Appellant contends that genuine issues of material fact exist as to whether respondent breached the agreement, and accordingly, the district court abused its discretion in awarding summary judgment. Appellant contends that respondent unjustifiably delayed in acquiring promissory notes purchased with appellant’s funds. But the agreement says nothing about the time frame within which respondent was to acquire notes, and uncontroverted testimony from one of respondent’s employees indicated that, for non-electronic transactions such as those with Technimar, “you can make payment, and then it can take anywhere from—there’s really no time frame—six to eight weeks, to six months, to whatever, when those assets come in.” Appellant does not refute this testimony. Notwithstanding, respondent communicated with Welliver in order to obtain documentation. Welliver was appellant’s acknowledged agent; by communicating with and notifying Welliver, respondent was communicating with and notifying appellant. See Rognrud v. Zubert, 282 Minn. 430, 436, 165 N.W.2d 244, 249 (Minn. 1969) (“[N]otice given to an agent is notice to the principal.”). Thus, appellant was constructively aware of when respondent provided documentation, and made no objection. See also Kaiser v. First Hawaiian Bank, 30 F. Supp. 2d 1255, 1261-63 (D. Haw. 1997) (granting summary judgment to a bank accused of failing to notify on the ground that the agreement covering the bank’s relationship with the plaintiff did not impose a duty to notify). We note that respondent eventually received all the promissory notes, and we see no breach of contract based upon the delay in receipt.

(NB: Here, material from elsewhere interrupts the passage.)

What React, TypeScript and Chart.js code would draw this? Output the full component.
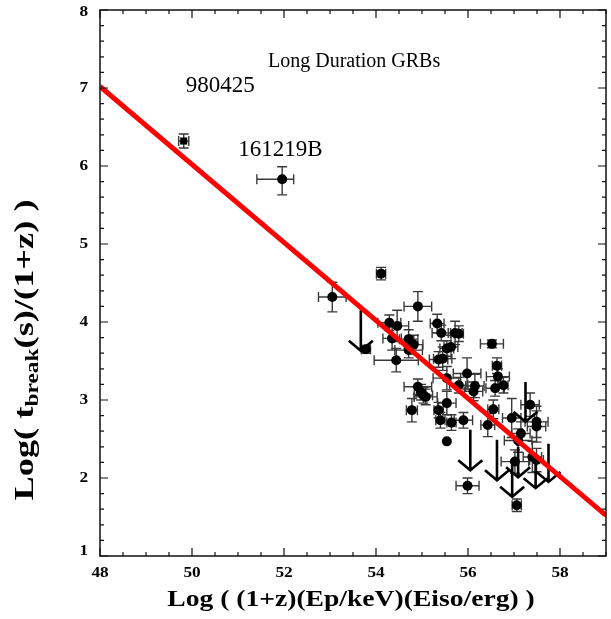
import React, { useEffect, useRef } from "react";
import { Chart, registerables } from "chart.js";

Chart.register(...registerables);

// ---- Axis ranges and tick labels ----
const xRange = [48, 59];
const yRange = [1, 8];
const xTickValues = [48, 50, 52, 54, 56, 58];
const yTickValues = [1, 2, 3, 4, 5, 6, 7, 8];
const xMinorStep = 0.5;
const yMinorStep = 0.2;

// ---- Best-fit line ----
const fitX = [48, 59];
const fitY = [7.02, 1.52];

// ---- Measured GRBs (x, y, x error, y error) ----
const grbX = [
  53.05, 54.11, 53.78, 54.29, 54.46, 54.91, 55.33, 55.42, 55.72, 55.8,
  55.63, 54.35, 54.71, 54.82, 54.71, 54.44, 55.36, 55.45, 55.54, 56.52,
  56.63, 56.65, 56.77, 56.59, 55.98, 56.15, 56.12, 55.8, 55.54, 54.91,
  54.98, 55.03, 55.08, 54.78, 55.36, 55.4, 55.54, 55.54, 55.64, 55.9,
  55.99, 56.55, 56.43, 56.95, 57.35, 57.49, 57.49, 57.15, 57.09, 57.02,
  57.4, 57.49, 57.06,
];
const grbY = [
  4.32, 4.62, 3.65, 3.99, 3.95, 4.2, 3.98, 3.86, 3.86, 3.85,
  3.68, 3.79, 3.78, 3.71, 3.64, 3.51, 3.52, 3.53, 3.66, 3.72,
  3.44, 3.3, 3.19, 3.15, 3.34, 3.18, 3.11, 3.19, 3.28, 3.17,
  3.1, 3.06, 3.04, 2.87, 2.87, 2.74, 2.96, 2.47, 2.71, 2.74,
  1.9, 2.88, 2.68, 2.77, 2.94, 2.72, 2.66, 2.57, 2.48, 2.21,
  2.27, 2.23, 1.65,
];
const grbXErr = [
  0.3, 0.1, 0.1, 0.25, 0.25, 0.3, 0.15, 0.2, 0.15, 0.1,
  0.15, 0.2, 0.2, 0.2, 0.3, 0.48, 0.2, 0.2, 0.15, 0.25,
  0.1, 0.25, 0.1, 0.2, 0.3, 0.2, 0.2, 0.2, 0.3, 0.3,
  0.1, 0.2, 0.25, 0.12, 0.1, 0.1, 0.2, 0, 0.1, 0.2,
  0.25, 0.12, 0.15, 0.2, 0.2, 0.25, 0.2, 0.2, 0.3, 0.3,
  0.2, 0.15, 0.1,
];
const grbYErr = [
  0.19, 0.08, 0.05, 0.1, 0.2, 0.19, 0.12, 0.1, 0.15, 0.1,
  0.15, 0.15, 0.12, 0.12, 0.1, 0.15, 0.1, 0.15, 0.1, 0.05,
  0.1, 0.1, 0.1, 0.1, 0.2, 0.15, 0.12, 0.1, 0.15, 0.1,
  0.1, 0.1, 0.1, 0.15, 0.1, 0.1, 0.15, 0, 0.1, 0.1,
  0.1, 0.12, 0.15, 0.25, 0.15, 0.2, 0.2, 0.15, 0.15, 0.15,
  0.2, 0.15, 0.08,
];

// ---- Upper limits (arrow from top value down to tip value) ----
const limitX = [53.67, 56.05, 56.63, 57.25, 56.96, 57.09, 57.47, 57.75];
const limitTop = [4.15, 2.62, 2.49, 3.23, 2.17, 2.4, 2.23, 2.44];
const limitTip = [3.63, 2.1, 1.97, 2.72, 1.76, 2.01, 1.87, 1.95];

// ---- Labelled GRBs ----
const namedLabels = ["980425", "161219B"];
const namedX = [49.82, 51.96];
const namedY = [6.32, 5.83];
const namedXErrLo = [0.11, 0.55];
const namedXErrHi = [0.11, 0.25];
const namedYErrLo = [0.09, 0.2];
const namedYErrHi = [0.09, 0.16];
const namedShapes = ["rect", "circle"];

const panelTitle = "Long Duration GRBs";
const xTitle = "Log ( (1+z)(Ep/keV)(Eiso/erg) )";
const yTitleParts = ["Log( t", "break", "(s)/(1+z) )"];

const SERIF = '"Liberation Serif", "Times New Roman", Times, serif';

function drawText(
  ctx: CanvasRenderingContext2D,
  text: string,
  x: number,
  y: number,
  font: string,
  align: CanvasTextAlign,
  baseline: CanvasTextBaseline,
  sx: number
) {
  ctx.save();
  ctx.font = font;
  ctx.textAlign = align;
  ctx.textBaseline = baseline;
  ctx.translate(x, y);
  ctx.scale(sx, 1);
  ctx.fillText(text, 0, 0);
  ctx.restore();
}

const decorPlugin = {
  id: "decor",
  beforeDatasetsDraw(chart: any) {
    const { ctx, scales } = chart;
    const xs = scales.x;
    const ys = scales.y;
    ctx.save();
    ctx.strokeStyle = "#3a3a3a";
    ctx.lineWidth = 1.4;
    const cap = 5;
    const bar = (x: number, y: number, xl: number, xh: number, yl: number, yh: number) => {
      const px = xs.getPixelForValue(x);
      const py = ys.getPixelForValue(y);
      ctx.beginPath();
      if (xl > 0 || xh > 0) {
        const a = xs.getPixelForValue(x - xl);
        const b = xs.getPixelForValue(x + xh);
        ctx.moveTo(a, py); ctx.lineTo(b, py);
        ctx.moveTo(a, py - cap); ctx.lineTo(a, py + cap);
        ctx.moveTo(b, py - cap); ctx.lineTo(b, py + cap);
      }
      if (yl > 0 || yh > 0) {
        const a = ys.getPixelForValue(y - yl);
        const b = ys.getPixelForValue(y + yh);
        ctx.moveTo(px, a); ctx.lineTo(px, b);
        ctx.moveTo(px - cap, a); ctx.lineTo(px + cap, a);
        ctx.moveTo(px - cap, b); ctx.lineTo(px + cap, b);
      }
      ctx.stroke();
    };
    grbX.forEach((x, i) => bar(x, grbY[i], grbXErr[i], grbXErr[i], grbYErr[i], grbYErr[i]));
    namedX.forEach((x, i) => bar(x, namedY[i], namedXErrLo[i], namedXErrHi[i], namedYErrLo[i], namedYErrHi[i]));

    ctx.strokeStyle = "#000";
    ctx.lineWidth = 2.6;
    limitX.forEach((x, i) => {
      const px = xs.getPixelForValue(x);
      const top = ys.getPixelForValue(limitTop[i]);
      const tip = ys.getPixelForValue(limitTip[i]);
      ctx.beginPath();
      ctx.moveTo(px, top); ctx.lineTo(px, tip);
      ctx.moveTo(px - 12, tip - 10); ctx.lineTo(px, tip); ctx.lineTo(px + 12, tip - 10);
      ctx.stroke();
    });
    ctx.restore();
  },
  afterDraw(chart: any) {
    const { ctx, scales, chartArea } = chart;
    const xs = scales.x;
    const ys = scales.y;
    const { left, right, top, bottom } = chartArea;
    ctx.save();
    ctx.strokeStyle = "#111";
    ctx.lineWidth = 1.5;
    ctx.strokeRect(left, top, right - left, bottom - top);
    ctx.lineWidth = 1.2;
    ctx.beginPath();
    for (let v = xRange[0]; v <= xRange[1] + 1e-9; v += xMinorStep) {
      const px = xs.getPixelForValue(v);
      const major = xTickValues.some((t) => Math.abs(t - v) < 1e-6);
      const len = major ? 8 : 4;
      ctx.moveTo(px, bottom); ctx.lineTo(px, bottom - len);
      ctx.moveTo(px, top); ctx.lineTo(px, top + len);
    }
    for (let v = yRange[0]; v <= yRange[1] + 1e-9; v += yMinorStep) {
      const py = ys.getPixelForValue(v);
      const major = yTickValues.some((t) => Math.abs(t - v) < 1e-6);
      const len = major ? 8 : 4;
      ctx.moveTo(left, py); ctx.lineTo(left + len, py);
      ctx.moveTo(right, py); ctx.lineTo(right - len, py);
    }
    ctx.stroke();

    ctx.fillStyle = "#000";
    const tickFont = `bold 15px ${SERIF}`;
    xTickValues.forEach((v) => {
      drawText(ctx, String(v), xs.getPixelForValue(v), bottom + 21, tickFont, "center", "alphabetic", 1.15);
    });
    yTickValues.forEach((v) => {
      const off = v === yRange[0] ? -5 : v === yRange[1] ? 2 : 0;
      drawText(ctx, String(v), left - 12, ys.getPixelForValue(v) + off, tickFont, "right", "middle", 1.15);
    });

    drawText(ctx, panelTitle, 268, 67, `20px ${SERIF}`, "left", "alphabetic", 1);
    const offs = [[2, -49], [-44, -23]];
    namedLabels.forEach((t, i) => {
      const px = xs.getPixelForValue(namedX[i]);
      const py = ys.getPixelForValue(namedY[i]);
      drawText(ctx, t, px + offs[i][0], py + offs[i][1], `23px ${SERIF}`, "left", "alphabetic", 1);
    });

    drawText(ctx, xTitle, (left + right) / 2 - 2, 606, `bold 24px ${SERIF}`, "center", "alphabetic", 1.15);

    // y title (rotated, with subscript)
    ctx.save();
    ctx.translate(33, 350);
    ctx.rotate(-Math.PI / 2);
    ctx.scale(1.3, 1);
    const mainFont = `bold 28px ${SERIF}`;
    const subFont = `bold 18px ${SERIF}`;
    ctx.font = mainFont;
    const w0 = ctx.measureText(yTitleParts[0]).width;
    const w2 = ctx.measureText(yTitleParts[2]).width;
    ctx.font = subFont;
    const w1 = ctx.measureText(yTitleParts[1]).width;
    let cx = -(w0 + w1 + w2) / 2;
    ctx.textAlign = "left";
    ctx.textBaseline = "alphabetic";
    ctx.font = mainFont;
    ctx.fillText(yTitleParts[0], cx, 0);
    cx += w0;
    ctx.font = subFont;
    ctx.fillText(yTitleParts[1], cx, 5);
    cx += w1;
    ctx.font = mainFont;
    ctx.fillText(yTitleParts[2], cx, 0);
    ctx.restore();

    ctx.restore();
  },
};

export default function App() {
  const canvasRef = useRef<HTMLCanvasElement | null>(null);

  useEffect(() => {
    const canvas = canvasRef.current;
    if (!canvas) return;
    const chart = new Chart(canvas, {
      type: "scatter",
      data: {
        datasets: [
          {
            type: "line",
            data: fitX.map((x, i) => ({ x, y: fitY[i] })),
            borderColor: "#ff0000",
            borderWidth: 5,
            pointRadius: 0,
            fill: false,
            order: 0,
          } as any,
          {
            data: grbX.map((x, i) => ({ x, y: grbY[i] })),
            backgroundColor: "#000",
            borderColor: "#000",
            borderWidth: 0,
            pointRadius: 5,
            pointStyle: "circle",
            order: 1,
          },
          {
            data: namedX.map((x, i) => ({ x, y: namedY[i] })),
            backgroundColor: "#000",
            borderColor: "#000",
            borderWidth: 0,
            pointRadius: 5,
            pointStyle: namedShapes as any,
            order: 1,
          },
        ],
      },
      options: {
        responsive: false,
        animation: false,
        devicePixelRatio: 1,
        layout: { padding: { top: 10, right: 3, left: 0, bottom: 0 } },
        plugins: { legend: { display: false }, tooltip: { enabled: false } },
        scales: {
          x: {
            type: "linear",
            min: xRange[0],
            max: xRange[1],
            grid: { display: false, drawTicks: false },
            border: { display: false },
            ticks: { display: false },
            afterBuildTicks: (s: any) => {
              s.ticks = xTickValues.map((v) => ({ value: v }));
            },
            afterFit: (s: any) => {
              s.height = 63;
            },
          },
          y: {
            type: "linear",
            min: yRange[0],
            max: yRange[1],
            grid: { display: false, drawTicks: false },
            border: { display: false },
            ticks: { display: false },
            afterBuildTicks: (s: any) => {
              s.ticks = yTickValues.map((v) => ({ value: v }));
            },
            afterFit: (s: any) => {
              s.width = 100;
            },
          },
        },
      } as any,
      plugins: [decorPlugin],
    });
    return () => chart.destroy();
  }, []);

  return (
    <div style={{ position: "fixed", left: 0, top: 0, width: 611, height: 619, background: "#fff" }}>
      <canvas ref={canvasRef} width={611} height={619} style={{ width: 611, height: 619 }} />
    </div>
  );
}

Appellant also argues that respondent failed to obtain the security agreements and financing statements referenced on the notes and to notify appellant that it had not obtained this documentation. But the agreement does not impose this obligation on respondent. Either appellant or Welliver, as the lenders or originators of the loans to Technimar, was responsible for deciding on and arranging for the security to be required from Technimar. Respondent’s obligations were “[t]o retain cash and securities; to sell or otherwise dispose of the same; to invest and reinvest in or exchange assets for any securities and properties” and “[t]o hold stocks and other securities in bearer form or in the name of [appellant’s] nominee or nominees.” The agreement required respondent to obtain and keep the promissory notes, but not to obtain the originals of documents referenced on them. Appellant, having defined respondent’s authority and responsibility in the agreement, cannot successfully argue that respondent breached the agreement by failing to perform beyond its terms.
We conclude that no genuine issue of material fact and no error of law preclude the summary judgment.
 Appellant also implies that respondent violated Minn. Stat. § 520.27 (2000), the Uniform Fiduciary Act, but because that argument was not raised prior to this appeal, it is not properly before this court. See Thiele v. Stich, 425 N.W.2d 580, 582 (Minn. 1988) (this court may not address that which was not presented to the district court).
 Only the promissory notes for smaller sums ($10,000 - $40-000) referred to a security interest; no security interest was mentioned in either the note for $240,000 or the extension of that note.